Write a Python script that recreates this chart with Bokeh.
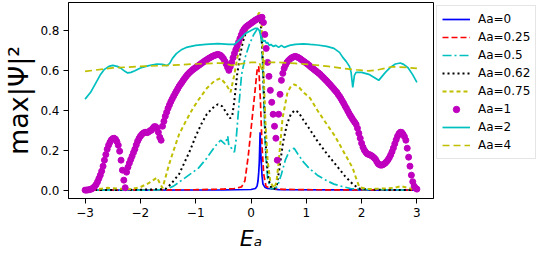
from bokeh.plotting import figure
from bokeh.models import Range1d, FixedTicker, Legend, LegendItem
from bokeh.embed import file_html
from bokeh.resources import INLINE

# ---------------- data ----------------
x_ticks = [-3, -2, -1, 0, 1, 2, 3]
x_tick_labels = ["\u22123", "\u22122", "\u22121", "0", "1", "2", "3"]
y_ticks = [0.0, 0.2, 0.4, 0.6, 0.8]
y_tick_labels = ["0.0", "0.2", "0.4", "0.6", "0.8"]
labels = ["Aa=0", "Aa=0.25", "Aa=0.5", "Aa=0.62", "Aa=0.75", "Aa=1", "Aa=2", "Aa=4"]
x_title = "E\u2090"
y_title = "max|\u03a8|\u00b2"

# Aa=0
x0 = [-3.0, -0.5, 0.0, 0.08, 0.11, 0.127, 0.14, 0.15, 0.158, 0.165, 0.172, 0.186, 0.2, 0.216, 0.25, 0.3, 0.5, 3.0]
y0 = [0.0, 0.001, 0.003, 0.008, 0.02, 0.047, 0.09, 0.14, 0.22, 0.29, 0.22, 0.14, 0.07, 0.03, 0.015, 0.008, 0.002, 0.0]

# Aa=0.25
x1 = [-3.0, -1.0, -0.5, -0.3, -0.17, -0.11, -0.05, 0.01, 0.07, 0.11, 0.14, 0.17, 0.2, 0.23, 0.27, 0.35, 0.6, 1.0, 3.0]
y1 = [0.0, 0.002, 0.005, 0.008, 0.016, 0.047, 0.17, 0.33, 0.49, 0.6, 0.62, 0.45, 0.22, 0.08, 0.02, 0.008, 0.004, 0.002, 0.0]

# Aa=0.5
x2 = [-3.0, -1.8, -1.55, -1.4, -1.25, -1.1, -0.95, -0.8, -0.65, -0.55, -0.47, -0.42, -0.4, -0.35, -0.3, -0.27,
      -0.22, -0.17, -0.1, -0.03, 0.05, 0.12, 0.17, 0.2, 0.23, 0.26, 0.3, 0.35, 0.42, 0.48, 0.55, 0.62, 0.7,
      0.78, 0.85, 0.95, 1.05, 1.2, 1.35, 1.5, 1.65, 1.8, 2.0, 2.5, 3.0]
y2 = [0.0, 0.0, 0.003, 0.02, 0.05, 0.08, 0.11, 0.16, 0.22, 0.25, 0.23, 0.27, 0.22, 0.21, 0.19, 0.25,
      0.42, 0.58, 0.67, 0.73, 0.78, 0.81, 0.8, 0.7, 0.45, 0.2, 0.06, 0.01, 0.005, 0.02, 0.08, 0.15, 0.2,
      0.21, 0.18, 0.14, 0.11, 0.075, 0.05, 0.03, 0.018, 0.008, 0.003, 0.001, 0.0]

# Aa=0.62
x3 = [-3.0, -2.0, -1.75, -1.55, -1.45, -1.3, -1.2, -1.1, -1.0, -0.9, -0.8, -0.7, -0.6, -0.52, -0.45, -0.38,
      -0.34, -0.3, -0.25, -0.2, -0.15, -0.08, 0.0, 0.08, 0.15, 0.19, 0.22, 0.25, 0.28, 0.32, 0.37, 0.42,
      0.47, 0.52, 0.58, 0.65, 0.72, 0.79, 0.86, 0.95, 1.05, 1.19, 1.35, 1.54, 1.7, 1.84, 1.95, 2.1, 2.5, 3.0]
y3 = [0.0, 0.002, 0.004, 0.005, 0.03, 0.08, 0.14, 0.2, 0.27, 0.33, 0.38, 0.41, 0.43, 0.42, 0.39, 0.36,
      0.37, 0.45, 0.58, 0.67, 0.74, 0.8, 0.83, 0.85, 0.87, 0.8, 0.6, 0.35, 0.15, 0.05, 0.01, 0.005,
      0.03, 0.12, 0.24, 0.33, 0.38, 0.4, 0.39, 0.35, 0.31, 0.25, 0.19, 0.125, 0.07, 0.03, 0.008, 0.003, 0.001, 0.0]

# Aa=0.75
x4 = [-3.0, -2.8, -2.6, -2.4, -2.2, -2.0, -1.85, -1.7, -1.64, -1.6, -1.55, -1.48, -1.41, -1.3, -1.17, -1.05,
      -0.93, -0.8, -0.65, -0.55, -0.45, -0.37, -0.3, -0.25, -0.2, -0.14, -0.08, 0.0, 0.08, 0.15, 0.19, 0.22,
      0.26, 0.3, 0.35, 0.42, 0.46, 0.5, 0.57, 0.66, 0.72, 0.78, 0.85, 0.95, 1.07, 1.2, 1.37, 1.52, 1.66,
      1.76, 1.84, 1.9, 1.96, 2.1, 2.4, 2.6, 2.72, 2.85, 3.0]
y4 = [0.0, 0.003, 0.012, 0.008, 0.004, 0.015, 0.035, 0.063, 0.03, 0.01, 0.06, 0.13, 0.19, 0.28, 0.35, 0.41,
      0.46, 0.51, 0.55, 0.56, 0.53, 0.49, 0.58, 0.66, 0.72, 0.77, 0.8, 0.83, 0.86, 0.89, 0.85, 0.65,
      0.35, 0.15, 0.04, 0.01, 0.04, 0.14, 0.36, 0.49, 0.52, 0.53, 0.52, 0.49, 0.46, 0.4, 0.33, 0.27, 0.2,
      0.15, 0.11, 0.06, 0.015, 0.005, 0.008, 0.012, 0.02, 0.01, 0.003]

# Aa=1 (dots), sampled on a 0.025 grid of E from -3 to 3
x5 = [round(-3.0 + 0.025 * i, 3) for i in range(241)]
y5 = [0.0, 0.0, 0.001, 0.002, 0.004, 0.007, 0.012, 0.019, 0.028, 0.042,
      0.058, 0.075, 0.095, 0.12, 0.15, 0.178, 0.205, 0.225, 0.24, 0.252,
      0.258, 0.26, 0.255, 0.243, 0.225, 0.195, 0.15, 0.1, 0.05, 0.012,
      0.09, 0.115, 0.135, 0.153, 0.17, 0.188, 0.205, 0.226, 0.245, 0.259,
      0.27, 0.279, 0.285, 0.289, 0.29, 0.288, 0.292, 0.298, 0.3, 0.31,
      0.318, 0.318, 0.31, 0.29, 0.265, 0.25, 0.32, 0.345, 0.37, 0.39,
      0.41, 0.427, 0.443, 0.457, 0.47, 0.483, 0.495, 0.508, 0.52, 0.53,
      0.54, 0.55, 0.56, 0.569, 0.578, 0.585, 0.592, 0.598, 0.604, 0.609,
      0.614, 0.619, 0.624, 0.629, 0.634, 0.639, 0.644, 0.649, 0.653, 0.658,
      0.662, 0.666, 0.67, 0.673, 0.676, 0.678, 0.68, 0.678, 0.675, 0.668,
      0.66, 0.647, 0.632, 0.615, 0.6, 0.618, 0.64, 0.663, 0.685, 0.704,
      0.722, 0.741, 0.76, 0.778, 0.795, 0.806, 0.815, 0.821, 0.826, 0.831,
      0.836, 0.841, 0.846, 0.851, 0.855, 0.859, 0.862, 0.864, 0.866, 0.84,
      0.78, 0.71, 0.64, 0.57, 0.5, 0.44, 0.38, 0.32, 0.26, 0.15,
      0.38, 0.48, 0.55, 0.585, 0.61, 0.627, 0.64, 0.648, 0.655, 0.661,
      0.665, 0.668, 0.67, 0.668, 0.665, 0.661, 0.656, 0.651, 0.646, 0.641,
      0.636, 0.631, 0.625, 0.619, 0.613, 0.608, 0.602, 0.597, 0.591, 0.586,
      0.58, 0.573, 0.566, 0.559, 0.552, 0.545, 0.537, 0.53, 0.522, 0.514,
      0.506, 0.498, 0.49, 0.48, 0.47, 0.459, 0.447, 0.435, 0.422, 0.41,
      0.397, 0.384, 0.372, 0.361, 0.35, 0.34, 0.33, 0.31, 0.285, 0.26,
      0.235, 0.215, 0.2, 0.19, 0.182, 0.179, 0.177, 0.173, 0.168, 0.162,
      0.155, 0.142, 0.132, 0.127, 0.125, 0.126, 0.13, 0.135, 0.142, 0.151,
      0.162, 0.176, 0.192, 0.211, 0.232, 0.252, 0.27, 0.283, 0.29, 0.289,
      0.28, 0.268, 0.25, 0.21, 0.165, 0.12, 0.075, 0.042, 0.02, 0.01,
      0.005]

# Aa=2
x6 = [-3.0, -2.9, -2.82, -2.73, -2.65, -2.57, -2.5, -2.42, -2.35, -2.28, -2.23, -2.17, -2.1, -2.0, -1.9, -1.8,
      -1.7, -1.6, -1.52, -1.47, -1.42, -1.35, -1.25, -1.17, -1.0, -0.82, -0.6, -0.4, -0.3, -0.2, -0.1, 0.0,
      0.07, 0.12, 0.15, 0.18, 0.22, 0.25, 0.28, 0.3, 0.33, 0.36, 0.4, 0.45, 0.5, 0.55, 0.6, 0.65, 0.7, 0.8,
      0.95, 1.07, 1.2, 1.37, 1.5, 1.6, 1.66, 1.72, 1.78, 1.81, 1.84, 1.87, 1.9, 2.0, 2.13, 2.22, 2.31, 2.37,
      2.43, 2.52, 2.61, 2.7, 2.76, 2.84, 2.92, 3.0]
y6 = [0.456, 0.49, 0.53, 0.575, 0.605, 0.62, 0.625, 0.62, 0.61, 0.595, 0.587, 0.59, 0.598, 0.612, 0.62, 0.627,
      0.632, 0.63, 0.624, 0.635, 0.66, 0.684, 0.705, 0.715, 0.725, 0.73, 0.734, 0.73, 0.73, 0.755, 0.785, 0.8,
      0.81, 0.81, 0.8, 0.77, 0.745, 0.75, 0.735, 0.74, 0.725, 0.73, 0.72, 0.725, 0.715, 0.725, 0.715, 0.72, 0.725, 0.73,
      0.733, 0.73, 0.727, 0.72, 0.71, 0.69, 0.665, 0.645, 0.62, 0.59, 0.515, 0.575, 0.59, 0.59, 0.58, 0.565, 0.55, 0.57,
      0.59, 0.615, 0.632, 0.637, 0.63, 0.613, 0.58, 0.54]

# Aa=4
x7 = [-3.0, -2.5, -2.0, -1.5, -1.0, -0.5, -0.35, -0.2, 0.0, 0.15, 0.2, 0.25, 0.3, 0.5, 0.8, 1.07, 1.4, 1.66,
      1.9, 2.13, 2.3, 2.55, 2.8, 3.0]
y7 = [0.595, 0.612, 0.62, 0.625, 0.632, 0.637, 0.625, 0.632, 0.64, 0.64, 0.6, 0.65, 0.64, 0.64, 0.635, 0.629,
      0.62, 0.61, 0.603, 0.597, 0.603, 0.618, 0.615, 0.61]

# ---------------- figure ----------------
p = figure(frame_width=365, frame_height=196, output_backend="svg", toolbar_location=None,
           x_range=Range1d(-3.3, 3.3), y_range=Range1d(-0.042, 0.94),
           min_border_left=60, min_border_right=8, min_border_top=2, min_border_bottom=50)
p.background_fill_color = "white"
p.border_fill_color = "white"
p.outline_line_color = "black"
p.outline_line_width = 1
p.outline_line_alpha = 1
p.grid.visible = False

p.xaxis.ticker = FixedTicker(ticks=x_ticks)
p.xaxis.major_label_overrides = {float(t): s for t, s in zip(x_ticks, x_tick_labels)}
p.yaxis.ticker = FixedTicker(ticks=y_ticks)
p.yaxis.major_label_overrides = {float(t): s for t, s in zip(y_ticks, y_tick_labels)}
for ax in (p.xaxis, p.yaxis):
    ax.axis_line_color = "black"
    ax.major_tick_line_color = "black"
    ax.major_tick_out = 5
    ax.major_tick_in = 0
    ax.minor_tick_line_color = None
    ax.major_label_text_font = "DejaVu Sans"
    ax.major_label_text_font_size = "12px"
    ax.major_label_text_color = "black"
    ax.major_label_standoff = 4
    ax.axis_label_text_font = "DejaVu Sans"
    ax.axis_label_text_color = "black"

p.xaxis.axis_label = x_title
p.xaxis.axis_label_text_font_style = "italic"
p.xaxis.axis_label_text_font_size = "22px"
p.xaxis.axis_label_standoff = 6
p.yaxis.axis_label = y_title
p.yaxis.axis_label_text_font_style = "normal"
p.yaxis.axis_label_text_font_size = "27px"
p.yaxis.axis_label_standoff = 3

LW = 1.7
r0 = p.line(x0, y0, line_color="#0000ff", line_width=LW)
r1 = p.line(x1, y1, line_color="#ff0000", line_width=LW, line_dash="6 3")
r2 = p.line(x2, y2, line_color="#00bfbf", line_width=LW, line_dash="9 3 2 3")
r3 = p.line(x3, y3, line_color="black", line_width=2, line_dash="2 3")
r4 = p.line(x4, y4, line_color="#bfbf00", line_width=2, line_dash="4 3")
r5 = p.scatter(x5, y5, marker="circle", size=6, fill_color="#bf00bf", line_color="#bf00bf")
r6 = p.line(x6, y6, line_color="#00bfbf", line_width=LW)
r7 = p.line(x7, y7, line_color="#bfbf00", line_width=LW, line_dash="7 4")

renderers = [r0, r1, r2, r3, r4, r5, r6, r7]
legend = Legend(items=[LegendItem(label=l, renderers=[r]) for l, r in zip(labels, renderers)],
                location="top_left")
legend.label_text_font = "DejaVu Sans"
legend.label_text_font_size = "12px"
legend.label_text_color = "black"
legend.glyph_width = 28
legend.glyph_height = 16
legend.label_height = 16
legend.spacing = 2
legend.padding = 5
legend.label_standoff = 8
legend.margin = 3
legend.border_line_color = "#cccccc"
legend.border_line_width = 1
legend.background_fill_alpha = 0.8
p.add_layout(legend, "right")

open("out.html", "w").write(file_html(p, INLINE))
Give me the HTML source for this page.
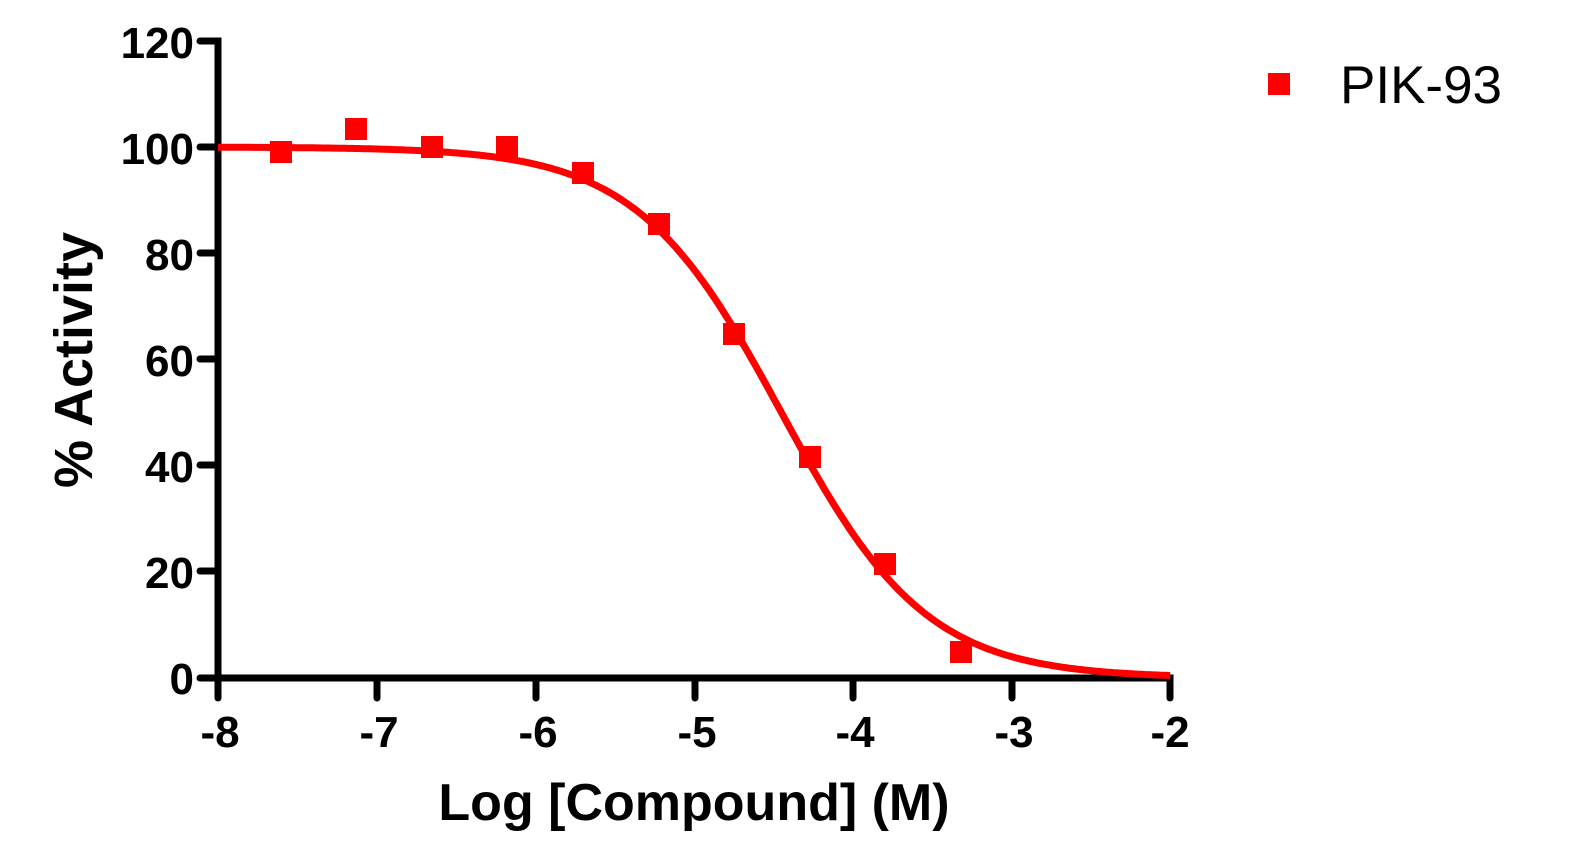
<!DOCTYPE html>
<html><head><meta charset="utf-8"><style>body{margin:0;background:#fff}</style></head>
<body>
<svg width="1572" height="845" xmlns="http://www.w3.org/2000/svg" font-family="Liberation Sans, Arial, sans-serif">
<g stroke="#000" stroke-width="7" stroke-linecap="round" fill="none">
<path d="M200,41 H218 V678 H1170 V698"/>
<path d="M200,147 H218 M200,253 H218 M200,359 H218 M200,465 H218 M200,571 H218 M200,678 H218"/>
<path d="M218,678 V698 M377,678 V698 M536,678 V698 M695,678 V698 M853,678 V698 M1012,678 V698"/>
</g>
<g font-weight="bold" font-size="44" text-anchor="end">
<text x="194" y="58">120</text><text x="194" y="164">100</text><text x="194" y="270">80</text>
<text x="194" y="376">60</text><text x="194" y="482">40</text><text x="194" y="588">20</text><text x="194" y="694">0</text>
</g>
<g font-weight="bold" font-size="44" text-anchor="middle">
<text x="220" y="747">-8</text><text x="379" y="747">-7</text><text x="538" y="747">-6</text>
<text x="697" y="747">-5</text><text x="855" y="747">-4</text><text x="1014" y="747">-3</text><text x="1170" y="747">-2</text>
</g>
<text x="694" y="820" font-weight="bold" font-size="52" text-anchor="middle">Log [Compound] (M)</text>
<text transform="translate(92,360) rotate(-90)" font-weight="bold" font-size="54" text-anchor="middle">% Activity</text>
<path id="c" fill="none" stroke="#f00" stroke-width="7" d=""/>
<g fill="#f00">
<rect x="270" y="141" width="22" height="22"/><rect x="345" y="118" width="22" height="22"/>
<rect x="421" y="136" width="22" height="22"/><rect x="496" y="136" width="22" height="22"/>
<rect x="572" y="162" width="22" height="22"/><rect x="648" y="213" width="22" height="22"/>
<rect x="723" y="323" width="22" height="22"/><rect x="799" y="446" width="22" height="22"/>
<rect x="874" y="553" width="22" height="22"/><rect x="950" y="641" width="22" height="22"/>
<rect x="1268" y="73" width="22" height="22"/>
</g>
<text x="1340" y="103" font-size="53">PIK-93</text>
<script>
var d="";for(var i=0;i<=300;i++){var lx=-8+6*i/300;var y=100/(1+Math.pow(10,(lx+4.45)*0.95));
var px=218+(lx+8)*158.7, py=678-y*5.31;d+=(i?"L":"M")+px.toFixed(1)+","+py.toFixed(1);}
document.getElementById("c").setAttribute("d",d);
</script>
</svg>
</body></html>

TASK STATEMENT ▸ Which lines contain "script"? Copy each of them out.

RESULT FOR THIS TASK ▸
Write a Python script that recreates this chart with Bokeh.
<script>
</script>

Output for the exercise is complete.